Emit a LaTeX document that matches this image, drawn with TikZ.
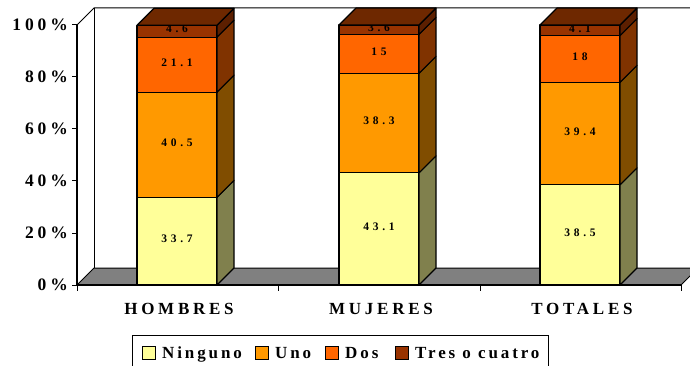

...

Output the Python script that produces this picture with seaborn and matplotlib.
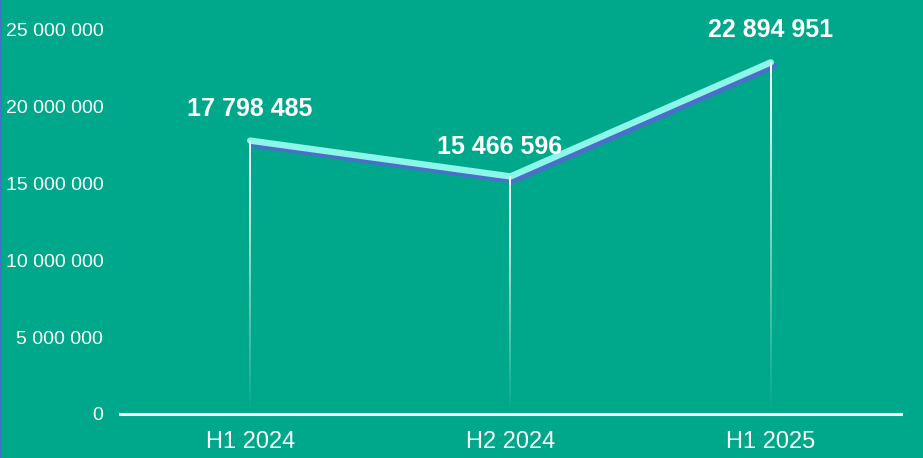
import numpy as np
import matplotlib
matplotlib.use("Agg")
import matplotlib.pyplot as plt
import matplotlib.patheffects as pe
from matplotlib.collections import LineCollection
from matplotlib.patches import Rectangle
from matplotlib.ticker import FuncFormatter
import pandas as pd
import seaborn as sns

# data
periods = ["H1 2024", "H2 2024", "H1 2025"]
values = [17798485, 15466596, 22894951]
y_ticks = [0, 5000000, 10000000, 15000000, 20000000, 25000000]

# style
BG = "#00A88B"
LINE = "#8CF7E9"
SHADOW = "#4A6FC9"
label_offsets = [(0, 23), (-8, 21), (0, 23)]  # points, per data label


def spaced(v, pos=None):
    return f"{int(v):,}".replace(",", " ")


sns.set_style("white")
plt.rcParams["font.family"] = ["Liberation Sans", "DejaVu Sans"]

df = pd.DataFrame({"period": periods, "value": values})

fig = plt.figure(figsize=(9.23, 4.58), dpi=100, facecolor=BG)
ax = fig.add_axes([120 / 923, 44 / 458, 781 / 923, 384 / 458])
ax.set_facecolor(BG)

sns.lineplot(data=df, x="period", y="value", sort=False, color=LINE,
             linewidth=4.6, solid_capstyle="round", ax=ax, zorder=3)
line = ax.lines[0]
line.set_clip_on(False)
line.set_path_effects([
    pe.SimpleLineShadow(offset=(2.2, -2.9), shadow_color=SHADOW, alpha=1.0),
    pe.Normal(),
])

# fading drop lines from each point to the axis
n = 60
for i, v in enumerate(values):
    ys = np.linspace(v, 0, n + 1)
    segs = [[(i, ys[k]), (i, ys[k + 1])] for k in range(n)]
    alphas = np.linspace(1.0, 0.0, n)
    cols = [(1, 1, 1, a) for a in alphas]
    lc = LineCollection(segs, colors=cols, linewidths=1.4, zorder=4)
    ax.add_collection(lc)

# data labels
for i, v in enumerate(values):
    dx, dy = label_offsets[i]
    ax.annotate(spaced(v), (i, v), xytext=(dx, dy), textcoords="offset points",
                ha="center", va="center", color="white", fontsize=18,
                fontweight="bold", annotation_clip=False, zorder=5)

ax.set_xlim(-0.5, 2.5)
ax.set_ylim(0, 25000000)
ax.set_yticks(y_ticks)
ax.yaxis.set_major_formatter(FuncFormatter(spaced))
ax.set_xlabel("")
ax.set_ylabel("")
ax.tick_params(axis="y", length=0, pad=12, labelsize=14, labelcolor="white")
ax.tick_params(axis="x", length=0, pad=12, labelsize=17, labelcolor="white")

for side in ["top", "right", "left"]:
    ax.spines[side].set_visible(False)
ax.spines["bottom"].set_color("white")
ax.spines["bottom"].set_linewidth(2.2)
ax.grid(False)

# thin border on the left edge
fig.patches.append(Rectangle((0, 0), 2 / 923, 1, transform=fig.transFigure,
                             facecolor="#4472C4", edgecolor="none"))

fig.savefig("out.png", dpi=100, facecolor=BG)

— WHAT IS BEING ASKED —
Give again, exactly as written above, every line from the one holding "Output the Python" to the one holding "y_ticks = [0, 5000000, 10000000, 15000000, 20000000, 25000000]", with both ends kept and the pictures left out.

— TASK OUTPUT —
Output the Python script that produces this picture with seaborn and matplotlib.
import numpy as np
import matplotlib
matplotlib.use("Agg")
import matplotlib.pyplot as plt
import matplotlib.patheffects as pe
from matplotlib.collections import LineCollection
from matplotlib.patches import Rectangle
from matplotlib.ticker import FuncFormatter
import pandas as pd
import seaborn as sns

# data
periods = ["H1 2024", "H2 2024", "H1 2025"]
values = [17798485, 15466596, 22894951]
y_ticks = [0, 5000000, 10000000, 15000000, 20000000, 25000000]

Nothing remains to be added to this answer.